- **TO BE DONE**
Everything from the opening line of the records below through the line with "3.46, 2.72, 1.93]" must be duplicated exactly, pictures left out.

### INFORMATION SUPPLIED ###

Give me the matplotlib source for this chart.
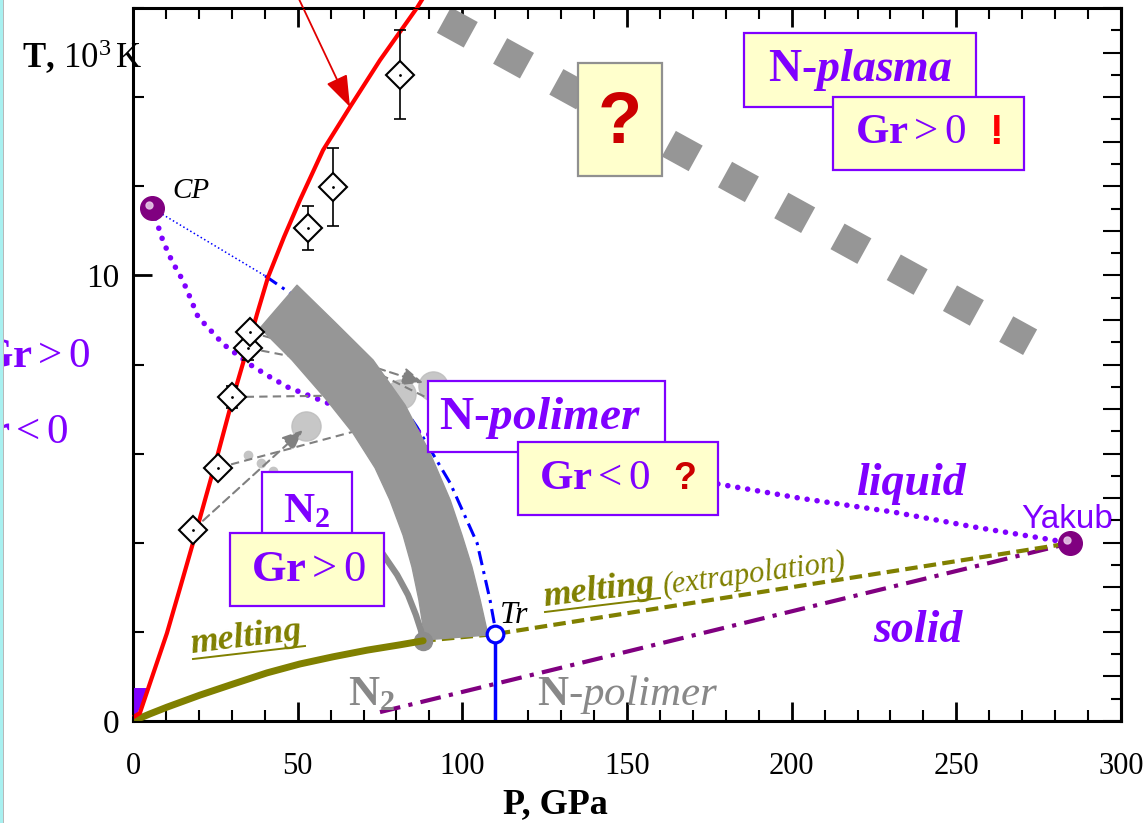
import numpy as np
import matplotlib
import matplotlib.pyplot as plt
from matplotlib.patches import Rectangle, Polygon
from matplotlib.ticker import MultipleLocator, FixedLocator, NullFormatter
from matplotlib.transforms import offset_copy

plt.rcParams['font.family'] = 'Liberation Serif'
plt.rcParams['mathtext.fontset'] = 'custom'
plt.rcParams['mathtext.rm'] = 'Liberation Serif'
plt.rcParams['mathtext.it'] = 'Liberation Serif:italic'
plt.rcParams['mathtext.bf'] = 'Liberation Serif:bold'
plt.rcParams['mathtext.bfit'] = 'Liberation Serif:bold:italic'

VIOLET = '#7F00FF'
OLIVE = '#808000'
GRAY = '#969696'
PURPLE = '#800080'
YELLOW = '#FFFFCC'

# ---- data (P in GPa, T in 10^3 K) ----
red_P = [0.6, 2.1, 5.16, 10.3, 14.27, 18.2, 21.86, 25.5, 30.4, 34.6, 37.65, 41.0,
         45.85, 50.7, 57.7, 65.9, 75.0, 86.2, 88.7]
red_T = [0.11, 0.18, 0.85, 1.97, 2.98, 3.99, 4.96, 5.92, 7.27, 8.33, 9.13, 9.96,
         10.86, 11.69, 12.81, 13.78, 14.83, 16.0, 16.3]

exp_P = [18.2, 25.8, 30.1, 34.9, 35.5, 53.1, 60.7, 81.1]
exp_T = [4.29, 5.68, 7.27, 8.37, 8.73, 11.06, 11.98, 14.5]
exp_err = [0.0, 0.0, 0.25, 0.27, 0.0, 0.49, 0.88, 1.0]

cp_P, cp_T = 5.77, 11.51
yakub_P, yakub_T = 284.5, 3.99
tr_P, tr_T = 109.9, 1.95

spin_P = [5.77, 7.29, 9.11, 11.84, 14.88, 16.40, 19.74, 24.90, 27.33, 36.13, 41.60,
          47.06, 52.83, 58.90, 62.85, 86.54, 96.25]
spin_T = [11.51, 11.18, 10.77, 10.32, 9.92, 9.67, 9.07, 8.66, 8.46, 7.97, 7.72,
          7.49, 7.32, 7.14, 7.02, 6.49, 6.31]

liq_P = [177.6, 202.5, 230.8, 255.7, 279.4, 284.5]
liq_T = [5.32, 5.00, 4.69, 4.35, 4.06, 3.99]

melt_P = [0.0, 5.16, 10.3, 20.3, 30.4, 40.7, 50.7, 60.7, 71.1, 81.1, 88.1]
melt_T = [0.0, 0.16, 0.31, 0.58, 0.83, 1.08, 1.28, 1.44, 1.59, 1.71, 1.80]

band_left_P = [38.6, 48.3, 58.3, 66.8, 73.5, 78.0, 82.0, 84.7, 86.8, 88.7]
band_left_T = [8.82, 8.10, 7.25, 6.46, 5.68, 4.96, 4.17, 3.46, 2.72, 1.82]
band_right_P = [49.8, 61.3, 72.9, 82.6, 90.2, 96.3, 99.9, 102.9, 105.4, 107.8]
band_right_T = [9.78, 8.95, 8.10, 7.09, 6.01, 4.96, 4.17, 3.46, 2.72, 1.93]

n2_P = [72.0, 76.5, 80.2, 83.5, 85.9, 87.4, 88.1]
n2_T = [4.17, 3.68, 3.28, 2.83, 2.38, 2.04, 1.80]

bound_P = [40.1, 50.7, 74.1, 82.0, 86.2, 96.3, 104.5, 108.4, 109.9]
bound_T = [9.99, 9.45, 7.92, 7.05, 6.60, 5.34, 3.99, 2.72, 2.11]

solid_P = [75.0, yakub_P]
solid_T = [0.20, yakub_T]

plasma_P = [94.4, 272.4]
plasma_T = [15.73, 8.50]

circ_P = [52.6, 81.4, 91.1]
circ_T = [6.62, 7.34, 7.52]
dot_P = [34.9, 38.9, 42.5]
dot_T = [5.97, 5.79, 5.61]

W, H = 1148, 823
AX_L, AX_R, AX_T, AX_B = 133, 1121, 8, 721

fig = plt.figure(figsize=(W / 100, H / 100), dpi=100)
ax = fig.add_axes([AX_L / W, 1 - AX_B / H, (AX_R - AX_L) / W, (AX_B - AX_T) / H])
ax.set_xlim(0, 300)
ax.set_ylim(0, 16)


def pd(x, y):
    # picture pixel -> data, used only to place the annotations
    return ((x - AX_L) / (AX_R - AX_L) * 300.0, (AX_B - y) / (AX_B - AX_T) * 16.0)


def box(x0, y0, x1, y1, fc, ec, z):
    p0 = pd(x0, y1)
    p1 = pd(x1, y0)
    ax.add_patch(Rectangle(p0, p1[0] - p0[0], p1[1] - p0[1], fc=fc, ec=ec, lw=1.6,
                           zorder=z, clip_on=False))


def label(x, y, s, **kw):
    kw.setdefault('zorder', 20)
    ax.text(*pd(x, y), s, clip_on=False, **kw)


# thick grey squares
ax.plot(plasma_P, plasma_T, color=GRAY, lw=21, linestyle=(0, (1.05, 1.15)),
        dash_capstyle='butt', zorder=2, clip_on=False)

# lines under the band
ax.plot(solid_P, solid_T, color=PURPLE, lw=3, linestyle=(0, (5, 2, 1, 2)), zorder=2)
ax.plot([88.1, tr_P, yakub_P], [1.80, tr_T, yakub_T], color=OLIVE, lw=3,
        linestyle=(0, (3, 1.5)), zorder=2)
ax.plot([cp_P, bound_P[0]], [cp_T, bound_T[0]], color='blue', lw=1.1, linestyle=':', zorder=2)
ax.plot(bound_P, bound_T, color='blue', lw=2.2, linestyle=(0, (4.7, 2, 1, 2)), zorder=2)
ax.plot([tr_P, tr_P], [tr_T, 0], color='blue', lw=2.5, zorder=2)
ax.plot(spin_P, spin_T, color=VIOLET, lw=4, linestyle=(0, (0.01, 1.9)),
        dash_capstyle='round', zorder=2)
ax.plot(liq_P, liq_T, color=VIOLET, lw=4, linestyle=(0, (0.01, 1.8)),
        dash_capstyle='round', zorder=2)

# grey circles and dashed arrows
ax.plot(circ_P, circ_T, 'o', ms=21, color='#BDBDBD', alpha=0.85, zorder=2)
ax.plot(dot_P, dot_T, 'o', ms=6, color='#C4C4C4', zorder=2)
gd = dict(color='#808080', lw=1.5, ls=(0, (4, 2.5)), shrinkA=0, shrinkB=0)
ax.annotate('', xy=(51.6, 6.53), xytext=(exp_P[0], exp_T[0]),
            arrowprops=dict(arrowstyle='-|>,head_length=0.7,head_width=0.3', mutation_scale=18, **gd))
ax.plot([exp_P[1], 66.8, 80.0], [exp_T[1], 6.49, 6.30], color='#808080', lw=1.5, ls=(0, (4, 2.5)), zorder=2)
ax.plot([exp_P[2], 79.6], [exp_T[2], 7.32], color='#808080', lw=1.5, ls=(0, (4, 2.5)), zorder=2)
ax.plot([exp_P[4], 74.1], [exp_T[4], 7.92], color='#808080', lw=1.5, ls=(0, (4, 2.5)), zorder=2)
ax.annotate('', xy=(88.1, 7.59), xytext=(74.1, 7.92),
            arrowprops=dict(arrowstyle='-|>,head_length=0.7,head_width=0.3', mutation_scale=18, **gd))
ax.plot([exp_P[3], 74.1, 89.3], [exp_T[3], 7.81, 7.25], color='#808080', lw=1.5, ls=(0, (4, 2.5)), zorder=2)

# grey band N2 / N-polimer
band = list(zip(band_left_P, band_left_T)) + list(zip(band_right_P[::-1], band_right_T[::-1]))
ax.add_patch(Polygon(band, closed=True, fc=GRAY, ec=GRAY, lw=1, joinstyle='round', zorder=3))
ax.plot(n2_P, n2_T, color='#8C8C8C', lw=4.5, solid_capstyle='round', zorder=3)
ax.plot([n2_P[-1]], [n2_T[-1]], 'o', ms=13, color='#8C8C8C', zorder=3)

# melting
ax.plot(melt_P, melt_T, color=OLIVE, lw=5, solid_capstyle='round', solid_joinstyle='round', zorder=3)

# red curve + small violet patch at the origin
ax.add_patch(Polygon([(0, 0.74), (4.6, 0.74), (3.9, 0.54), (1.2, 0.16), (0, 0.16)],
                     closed=True, fc=VIOLET, ec='none', zorder=3))
ax.plot(red_P, red_T, color='red', lw=3, solid_joinstyle='round', zorder=4, clip_on=False)

# experiment points
ax.errorbar(exp_P, exp_T, yerr=exp_err, fmt='none', ecolor='black', elinewidth=1.2,
            capsize=4.5, capthick=1.2, zorder=5)
ax.plot(exp_P, exp_T, 'D', ms=14.5, mfc='white', mec='black', mew=1.5, zorder=6)
ax.plot(exp_P, exp_T, '.', ms=2, color='black', zorder=7)

# spheres: CP and Yakub; Tr
ax.plot([cp_P, yakub_P], [cp_T, yakub_T], 'o', ms=17, color=PURPLE, zorder=8)
hl = offset_copy(ax.transData, fig=fig, x=-2.0, y=2.0, units='points')
ax.plot([cp_P, yakub_P], [cp_T, yakub_T], 'o', ms=5, color='#E6C6E6', alpha=0.9,
        transform=hl, zorder=9)
ax.plot([tr_P], [tr_T], 'o', ms=12, mfc='white', mec='blue', mew=2.3, zorder=8)

# red arrow from the top
ax.annotate('', xy=pd(350, 107), xytext=pd(298, -3), annotation_clip=False,
            arrowprops=dict(arrowstyle='-|>,head_length=1.4,head_width=0.5', mutation_scale=14,
                            color='#E00000', lw=1.3, shrinkA=0, shrinkB=0), zorder=10)

# boxes
box(262, 472, 352, 560, 'white', VIOLET, 11)
box(230, 533, 384, 606, YELLOW, VIOLET, 12)
box(428, 381, 665, 452, 'white', VIOLET, 11)
box(518, 442, 718, 515, YELLOW, VIOLET, 12)
box(578, 63, 662, 176, YELLOW, '#909090', 11)
box(744, 33, 976, 107, YELLOW, VIOLET, 11)
box(833, 97, 1024, 170, YELLOW, VIOLET, 12)

label(307, 512, r'$\mathbf{N_2}$', color=VIOLET, fontsize=31, ha='center', va='center')
label(308, 570, r'$\mathbf{Gr}>0$', color=VIOLET, fontsize=32, ha='center', va='center')
label(540, 418, r'$\mathbf{N}$-$\mathbfit{polimer}$', color=VIOLET, fontsize=34,
      fontweight='bold', ha='center', va='center')
label(595, 479, r'$\mathbf{Gr}<0$', color=VIOLET, fontsize=31, ha='center', va='center')
label(685, 479, '?', family='Liberation Sans', fontweight='bold', color='#CC0000',
      fontsize=27, ha='center', va='center')
label(620, 124, '?', family='Liberation Sans', fontweight='bold', color='#CC0000',
      fontsize=52, ha='center', va='center')
label(860, 70, r'$\mathbf{N}$-$\mathbfit{plasma}$', color=VIOLET, fontsize=33,
      fontweight='bold', ha='center', va='center')
label(911, 133, r'$\mathbf{Gr}>0$', color=VIOLET, fontsize=31, ha='center', va='center')
label(996, 133, '!', family='Liberation Sans', fontweight='bold', color='#FF0000',
      fontsize=30, ha='center', va='center')

# free labels
label(912, 495, 'liquid', color=VIOLET, fontsize=33, fontweight='bold', style='italic',
      ha='center', va='baseline')
label(918, 642, 'solid', color=VIOLET, fontsize=33, fontweight='bold', style='italic',
      ha='center', va='baseline')
label(1067, 528, 'Yakub', color=VIOLET, fontsize=24, family='Liberation Sans',
      ha='center', va='baseline')
label(172, 198, 'CP', fontsize=21, style='italic', ha='left', va='baseline')
label(500, 623, 'Tr', fontsize=23, style='italic', ha='left', va='baseline')
label(348, 705, r'$\mathbf{N_2}$', color='#888888', fontsize=31, ha='left', va='baseline')
label(537, 705, r'$\mathbf{N}$-$\mathit{polimer}$', color='#888888', fontsize=31,
      ha='left', va='baseline')

label(191, 653, 'melting', color=OLIVE, fontsize=26, fontweight='bold', style='italic',
      rotation=7, rotation_mode='anchor', ha='left', va='baseline')
ax.plot(*zip(pd(193, 659), pd(305, 646)), color=OLIVE, lw=1.4, clip_on=False, zorder=20)
label(544, 606, 'melting', color=OLIVE, fontsize=26, fontweight='bold', style='italic',
      rotation=7, rotation_mode='anchor', ha='left', va='baseline')
ax.plot(*zip(pd(545, 612), pd(660, 598)), color=OLIVE, lw=1.4, clip_on=False, zorder=20)
label(664, 594, '(extrapolation)', color=OLIVE, fontsize=22, style='italic',
      rotation=7.5, rotation_mode='anchor', ha='left', va='baseline')

# cut-off labels at the left edge
label(90, 357, r'$\mathbf{Gr}>0$', color=VIOLET, fontsize=31, ha='right', va='center')
label(68, 433, r'$\mathbf{Gr}<0$', color=VIOLET, fontsize=31, ha='right', va='center')

# axis titles
fig.text(22 / W, 1 - 68 / H, r'$\mathbf{T,}\,10^3\,\mathrm{K}$', fontsize=25, ha='left', va='baseline')
fig.text(555 / W, 1 - 805 / H, 'P, GPa', fontsize=26, fontweight='bold', ha='center', va='center')

# ticks
ax.xaxis.set_major_locator(MultipleLocator(50))
ax.xaxis.set_minor_locator(MultipleLocator(10))
ax.yaxis.set_major_locator(FixedLocator([0, 10]))
ax.yaxis.set_minor_locator(MultipleLocator(2))
ax.tick_params(which='both', direction='in', top=True, right=False)
ax.tick_params(which='major', length=14, width=2)
ax.tick_params(which='minor', length=8, width=1.5)
ax.tick_params(axis='x', labelsize=22, pad=22)
ax.tick_params(axis='y', labelsize=24, pad=10)
for s in ax.spines.values():
    s.set_linewidth(2.2)

ax2 = ax.twinx()
ax2.set_ylim(0, 16)
ax2.yaxis.set_major_locator(MultipleLocator(1))
ax2.yaxis.set_minor_locator(MultipleLocator(0.5))
ax2.yaxis.set_major_formatter(NullFormatter())
ax2.tick_params(which='both', direction='in')
ax2.tick_params(which='major', length=13, width=1.5)
ax2.tick_params(which='minor', length=7, width=1.5)
ax2.spines['right'].set_linewidth(2.2)

# slide edge on the left
fig.patches.append(Rectangle((0, 0), 2.7 / W, 1, transform=fig.transFigure, fc='#A8F0F0', ec='none'))
fig.patches.append(Rectangle((2.7 / W, 0), 1.5 / W, 1, transform=fig.transFigure, fc='#B8B8B8', ec='none'))

fig.savefig('out.png', dpi=100)
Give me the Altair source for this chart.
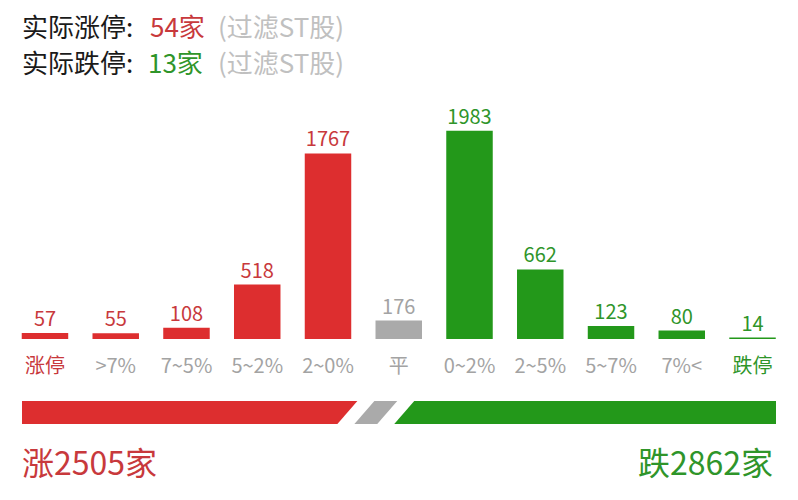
import altair as alt
import pandas as pd

# ---- data ----
categories = ["涨停", ">7%", "7~5%", "5~2%", "2~0%", "平", "0~2%", "2~5%", "5~7%", "7%<", "跌停"]
counts = [57, 55, 108, 518, 1767, 176, 1983, 662, 123, 80, 14]
sides = ["涨", "涨", "涨", "涨", "涨", "平", "跌", "跌", "跌", "跌", "跌"]

limit_up_real = 54
limit_down_real = 13
total_up = 2505
total_flat = 176
total_down = 2862

# ---- style ----
FONT = "Noto Sans CJK SC"
RED = "#dd2e2f"
GREEN = "#23981a"
GRAY = "#aaaaaa"
RED_TXT = "#c8393c"
GREEN_TXT = "#2f952a"
GRAY_TXT = "#a3a3a3"
LIGHT_TXT = "#c0c0c0"
DARK_TXT = "#1a1a1a"

df = pd.DataFrame({"cat": categories, "n": counts, "side": sides})
df["lab"] = ["up"] + ["mid"] * (len(categories) - 2) + ["down"]

PX_PER_UNIT = 0.105
BASE = 331
xscale = alt.Scale(domain=categories, range=[1.6, 779.9], paddingInner=0.343, paddingOuter=0.1715)
yscale = alt.Scale(domain=[0, max(counts)], range=[BASE, BASE - max(counts) * PX_PER_UNIT], nice=False)
side_color = alt.Scale(domain=["涨", "平", "跌"], range=[RED, GRAY, GREEN])
side_txt = alt.Scale(domain=["涨", "平", "跌"], range=[RED_TXT, GRAY_TXT, GREEN_TXT])
lab_txt = alt.Scale(domain=["up", "mid", "down"], range=[RED_TXT, GRAY_TXT, GREEN_TXT])

X = alt.X("cat:N", sort=categories, scale=xscale, axis=None)

bars = alt.Chart(df).mark_bar().encode(
    x=X,
    y=alt.Y("n:Q", scale=yscale, axis=None),
    color=alt.Color("side:N", scale=side_color, legend=None),
)

values = alt.Chart(df).mark_text(baseline="alphabetic", dy=-7, fontSize=20, font=FONT).encode(
    x=X,
    y=alt.Y("n:Q", scale=yscale, axis=None),
    text="n:Q",
    color=alt.Color("side:N", scale=side_txt, legend=None),
)

cat_labels = alt.Chart(df).mark_text(baseline="alphabetic", fontSize=20, font=FONT).encode(
    x=X,
    y=alt.value(365),
    text="cat:N",
    color=alt.Color("lab:N", scale=lab_txt, legend=None),
)

# ---- bottom proportion strip (parallelograms) ----
W = 754.0
GAP_PX = 17.0
SLANT_PX = 20.0
total = total_up + total_flat + total_down
k = total / (W - 2 * GAP_PX)
gap = GAP_PX * k
sl = SLANT_PX * k
r_end = total_up
g_start = r_end + gap
g_end = g_start + total_flat
d_start = g_end + gap
d_end = d_start + total_down

strip = pd.DataFrame({
    "seg": ["涨", "涨", "平", "平", "跌", "跌"],
    "pos": [0, 1, 0, 1, 0, 1],
    "x0": [0, 0, g_start - sl / 2, g_start + sl / 2, d_start - sl / 2, d_start + sl / 2],
    "x1": [r_end - sl / 2, r_end + sl / 2, g_end - sl / 2, g_end + sl / 2, d_end, d_end],
})

strip_chart = alt.Chart(strip).mark_area(orient="horizontal").encode(
    y=alt.Y("pos:Q", scale=alt.Scale(domain=[0, 1], range=[416, 393]), axis=None),
    x=alt.X("x0:Q", scale=alt.Scale(domain=[0, d_end], range=[14, 768], nice=False, zero=False), axis=None, stack=None),
    x2="x1:Q",
    color=alt.Color("seg:N", scale=side_color, legend=None),
)


def label(text, x, y, color, size, align="left"):
    return alt.Chart(pd.DataFrame({"t": [text]})).mark_text(
        align=align, baseline="alphabetic", fontSize=size, font=FONT, color=color
    ).encode(x=alt.value(x), y=alt.value(y), text="t:N")


header = [
    label("实际涨停:", 14, 29, DARK_TXT, 26),
    label(f"{limit_up_real}家", 142, 29, RED_TXT, 26),
    label("(过滤ST股)", 210, 29, LIGHT_TXT, 26),
    label("实际跌停:", 14, 65, DARK_TXT, 26),
    label(f"{limit_down_real}家", 140, 65, GREEN_TXT, 26),
    label("(过滤ST股)", 210, 65, LIGHT_TXT, 26),
]
footer = [
    label(f"涨{total_up}家", 14, 467, RED_TXT, 32),
    label(f"跌{total_down}家", 765, 467, GREEN_TXT, 32, align="right"),
]

chart = alt.layer(bars, values, cat_labels, strip_chart, *header, *footer).resolve_scale(
    x="independent", y="independent", color="independent"
).properties(
    width=782, height=484, padding=0, autosize=alt.AutoSizeParams(type="none")
).configure_view(stroke=None)

chart.save("out.html", embed_options={"renderer": "svg", "actions": False})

###

- **WRITTEN RESPONSE**
Give me the matplotlib source for this chart.
import numpy as np
import matplotlib
import matplotlib.pyplot as plt
from matplotlib.patches import Rectangle, Polygon
from matplotlib.ticker import MultipleLocator, FixedLocator, NullFormatter
from matplotlib.transforms import offset_copy

plt.rcParams['font.family'] = 'Liberation Serif'
plt.rcParams['mathtext.fontset'] = 'custom'
plt.rcParams['mathtext.rm'] = 'Liberation Serif'
plt.rcParams['mathtext.it'] = 'Liberation Serif:italic'
plt.rcParams['mathtext.bf'] = 'Liberation Serif:bold'
plt.rcParams['mathtext.bfit'] = 'Liberation Serif:bold:italic'

VIOLET = '#7F00FF'
OLIVE = '#808000'
GRAY = '#969696'
PURPLE = '#800080'
YELLOW = '#FFFFCC'

# ---- data (P in GPa, T in 10^3 K) ----
red_P = [0.6, 2.1, 5.16, 10.3, 14.27, 18.2, 21.86, 25.5, 30.4, 34.6, 37.65, 41.0,
         45.85, 50.7, 57.7, 65.9, 75.0, 86.2, 88.7]
red_T = [0.11, 0.18, 0.85, 1.97, 2.98, 3.99, 4.96, 5.92, 7.27, 8.33, 9.13, 9.96,
         10.86, 11.69, 12.81, 13.78, 14.83, 16.0, 16.3]

exp_P = [18.2, 25.8, 30.1, 34.9, 35.5, 53.1, 60.7, 81.1]
exp_T = [4.29, 5.68, 7.27, 8.37, 8.73, 11.06, 11.98, 14.5]
exp_err = [0.0, 0.0, 0.25, 0.27, 0.0, 0.49, 0.88, 1.0]

cp_P, cp_T = 5.77, 11.51
yakub_P, yakub_T = 284.5, 3.99
tr_P, tr_T = 109.9, 1.95

spin_P = [5.77, 7.29, 9.11, 11.84, 14.88, 16.40, 19.74, 24.90, 27.33, 36.13, 41.60,
          47.06, 52.83, 58.90, 62.85, 86.54, 96.25]
spin_T = [11.51, 11.18, 10.77, 10.32, 9.92, 9.67, 9.07, 8.66, 8.46, 7.97, 7.72,
          7.49, 7.32, 7.14, 7.02, 6.49, 6.31]

liq_P = [177.6, 202.5, 230.8, 255.7, 279.4, 284.5]
liq_T = [5.32, 5.00, 4.69, 4.35, 4.06, 3.99]

melt_P = [0.0, 5.16, 10.3, 20.3, 30.4, 40.7, 50.7, 60.7, 71.1, 81.1, 88.1]
melt_T = [0.0, 0.16, 0.31, 0.58, 0.83, 1.08, 1.28, 1.44, 1.59, 1.71, 1.80]

band_left_P = [38.6, 48.3, 58.3, 66.8, 73.5, 78.0, 82.0, 84.7, 86.8, 88.7]
band_left_T = [8.82, 8.10, 7.25, 6.46, 5.68, 4.96, 4.17, 3.46, 2.72, 1.82]
band_right_P = [49.8, 61.3, 72.9, 82.6, 90.2, 96.3, 99.9, 102.9, 105.4, 107.8]
band_right_T = [9.78, 8.95, 8.10, 7.09, 6.01, 4.96, 4.17, 3.46, 2.72, 1.93]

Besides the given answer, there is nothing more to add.